Quels exemples peut-on trouver de ce comportement dans l’Histoire ?

C’est le philosophe Henri Bergson qui en donne le meilleur exemple à propos de la Grande Guerre : « Avant août 1914, raconte-t-il, mes amis et moi tenions la Guerre pour certaine, ou quasi certaine… et en même temps comme impossible. » Comme on le voit, le certain et l’impossible peuvent donc aller ensemble. La Grande Guerre n’est devenue possible… qu’une fois qu’elle a eu lieu ! Un siècle plus tard, nous continuons à penser de cette manière : nous « savons » que la catastrophe écologique est en marche – les travaux du Giec (Groupe d’experts intergouvernemental sur l’évolution du climat, NDLR) montrent même que nous sommes près du « point de basculement » – mais nous n’y croyons pas suffisamment pour prendre des mesures radicales. La méthode que je propose sous le nom de « catastrophisme éclairé » consiste à donner un poids de réalité suffisant à cette catastrophe en la considérant comme inéluctable. Quand je regarde cette inéluctabilité, cependant, je ne me positionne pas avant le point de basculement, mais après, quand la catastrophe « aura déjà eu lieu », et je jette un regard rétrospectif sur notre époque.

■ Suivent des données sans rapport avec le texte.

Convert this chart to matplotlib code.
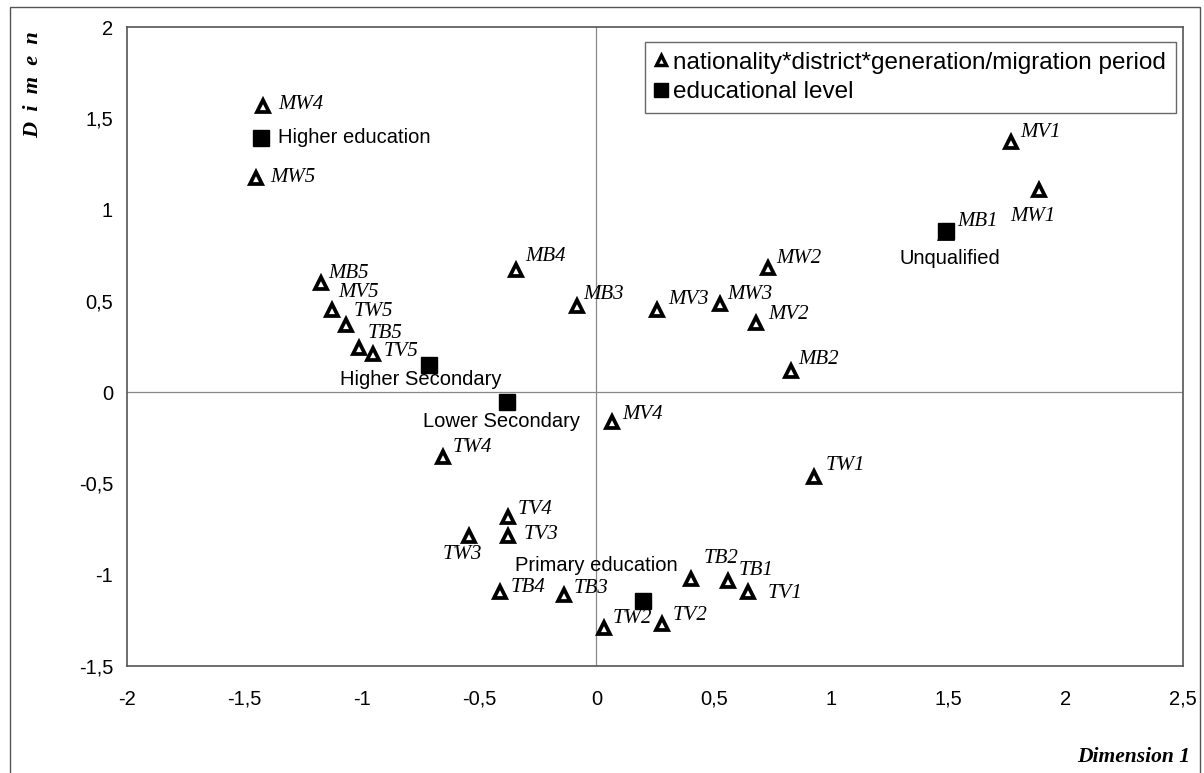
import matplotlib
matplotlib.use("Agg")
import matplotlib.pyplot as plt
from matplotlib.lines import Line2D
from matplotlib.patches import Rectangle

# ---- data ----
tri_labels = ["MW4", "MW5", "MB5", "MV5", "TW5", "TB5", "TV5", "MB4", "MB3", "MV3",
              "MW3", "MV2", "MW2", "MB2", "MV1", "MW1", "MB1", "MV4", "TW4", "TW1",
              "TV4", "TV3", "TW3", "TB2", "TB1", "TV1", "TB4", "TB3", "TW2", "TV2"]
tri_x = [-1.419, -1.449, -1.172, -1.125, -1.065, -1.010, -0.950, -0.341, -0.081, 0.260,
         0.528, 0.682, 0.733, 0.831, 1.768, 1.888, 1.491, 0.068, -0.652, 0.929,
         -0.375, -0.375, -0.541, 0.405, 0.562, 0.648, -0.409, -0.136, 0.034, 0.281]
tri_y = [1.566, 1.172, 0.597, 0.449, 0.367, 0.241, 0.208, 0.668, 0.471, 0.449,
         0.482, 0.378, 0.679, 0.115, 1.369, 1.106, 0.872, -0.164, -0.356, -0.465,
         -0.685, -0.789, -0.789, -1.024, -1.035, -1.095, -1.095, -1.112, -1.292, -1.271]

edu_labels = ["Higher education", "Unqualified", "Higher Secondary", "Lower Secondary", "Primary education"]
edu_x = [-1.427, 1.491, -0.712, -0.379, 0.200]
edu_y = [1.391, 0.882, 0.148, -0.055, -1.145]

xticks = [-2, -1.5, -1, -0.5, 0, 0.5, 1, 1.5, 2, 2.5]
xtick_labels = ["-2", "-1,5", "-1", "-0,5", "0", "0,5", "1", "1,5", "2", "2,5"]
yticks = [-1.5, -1, -0.5, 0, 0.5, 1, 1.5, 2]
ytick_labels = ["-1,5", "-1", "-0,5", "0", "0,5", "1", "1,5", "2"]

legend_labels = ["nationality*district*generation/migration period", "educational level"]

# ---- label offsets (pixels: dx, dy-up, ha) ----
tri_off = {
    "MW4": (15, 2, "left"), "MW5": (14, 1, "left"), "MB5": (7, 10, "left"),
    "MV5": (6, 18, "left"), "TW5": (7, 14, "left"), "TB5": (8, 15, "left"),
    "TV5": (10, 3, "left"), "MB4": (9, 14, "left"), "MB3": (6, 12, "left"),
    "MV3": (11, 11, "left"), "MW3": (7, 10, "left"), "MV2": (12, 9, "left"),
    "MW2": (8, 10, "left"), "MB2": (7, 12, "left"), "MV1": (9, 10, "left"),
    "MW1": (-7, -26, "center"), "MB1": (11, 11, "left"), "MV4": (10, 8, "left"),
    "TW4": (9, 10, "left"), "TW1": (11, 12, "left"), "TV4": (9, 8, "left"),
    "TV3": (15, 2, "left"), "TW3": (-7, -18, "center"), "TB2": (12, 21, "left"),
    "TB1": (10, 11, "left"), "TV1": (19, -1, "left"), "TB4": (10, 5, "left"),
    "TB3": (9, 7, "left"), "TW2": (8, 10, "left"), "TV2": (10, 9, "left"),
}
edu_off = {
    "Higher education": (17, 1, "left"), "Unqualified": (4, -27, "center"),
    "Higher Secondary": (-9, -14, "center"), "Lower Secondary": (-6, -19, "center"),
    "Primary education": (-47, 36, "center"),
}

SERIF = "Liberation Serif"
SANS = "Liberation Sans"

fig = plt.figure(figsize=(12.04, 7.73), dpi=100)
W, H = 1204, 773
ax = fig.add_axes([127 / W, 1 - 666 / H, (1183 - 127) / W, (666 - 27) / H])

ax.set_xlim(-2, 2.5)
ax.set_ylim(-1.5, 2)

for s in ax.spines.values():
    s.set_color("#555555")
    s.set_linewidth(1.2)

ax.axhline(0, color="#888888", lw=0.9, zorder=1)
ax.axvline(0, color="#888888", lw=0.9, zorder=1)

ax.set_xticks(xticks)
ax.set_xticklabels(xtick_labels, fontfamily=SANS, fontsize=14.5)
ax.set_yticks(yticks)
ax.set_yticklabels(ytick_labels, fontfamily=SANS, fontsize=14.5)
ax.tick_params(axis="x", length=0, pad=17)
ax.tick_params(axis="y", length=0, pad=10)

tri_style = dict(marker="^", linestyle="none", markersize=8.5, markerfacecolor="white",
                 markeredgecolor="black", markeredgewidth=2.7)
sq_style = dict(marker="s", linestyle="none", markersize=11, markerfacecolor="black",
                markeredgecolor="black")

ax.plot(tri_x, tri_y, zorder=3, **tri_style)
ax.plot(edu_x, edu_y, zorder=4, **sq_style)

for lab, x, y in zip(tri_labels, tri_x, tri_y):
    dx, dy, ha = tri_off[lab]
    ax.annotate(lab, (x, y), xytext=(dx, dy), textcoords="offset pixels",
                ha=ha, va="center", fontfamily=SERIF, fontstyle="italic", fontsize=15)

for lab, x, y in zip(edu_labels, edu_x, edu_y):
    dx, dy, ha = edu_off[lab]
    ax.annotate(lab, (x, y), xytext=(dx, dy), textcoords="offset pixels",
                ha=ha, va="center", fontfamily=SANS, fontsize=14.5)

leg_tri = dict(tri_style, markersize=7.5, markeredgewidth=2.5)
leg_sq = dict(sq_style, markersize=10)
handles = [Line2D([], [], **leg_tri), Line2D([], [], **leg_sq)]
leg = ax.legend(handles, legend_labels, loc="upper right", bbox_to_anchor=(0.993, 0.9765),
                borderaxespad=0, frameon=True, fancybox=False, shadow=False,
                handlelength=0.5, handletextpad=0.25, labelspacing=0.3,
                borderpad=0.4, prop={"family": SANS, "size": 17.5})
leg.get_frame().set_edgecolor("#444444")
leg.get_frame().set_linewidth(1.0)

# axis titles
fig.text(1190 / W, 1 - 757 / H, "Dimension 1", ha="right", va="center",
         fontfamily=SERIF, fontstyle="italic", fontweight="bold", fontsize=15.5)
fig.text(33 / W, 1 - 85 / H, "D  i  m  e  n", ha="center", va="center", rotation=90,
         fontfamily=SERIF, fontstyle="italic", fontweight="bold", fontsize=16)

# outer frame
fig.patches.append(Rectangle((10 / W, -0.05), (1200 - 10) / W, 1.05 - 7 / H,
                             transform=fig.transFigure, fill=False, lw=1.0,
                             ec="#555555"))

fig.savefig("out.png", dpi=100)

Cette ruse de l’esprit n’est-elle pas artificielle ?

Elle est pratiquée le plus naturellement du monde par des gens très ordinaires. Je suis originaire de La Chalosse, dans le sud-ouest de la France, une région qui, lorsque j’étais enfant, était totalement déshéritée culturellement. J’ai observé que là-bas, lorsqu’un événement tragique se produit dans leur vie, les paysans (certains dans ma propre famille) pensent spontanément que puisque cet accident a eu lieu, il ne pouvait pas ne pas se produire. « C’était la fatalité », comme on dit. Et pourtant, les mêmes paysans pensent aussi qu’avant que l’événement ne se produise, il pouvait très bien ne jamais avoir lieu.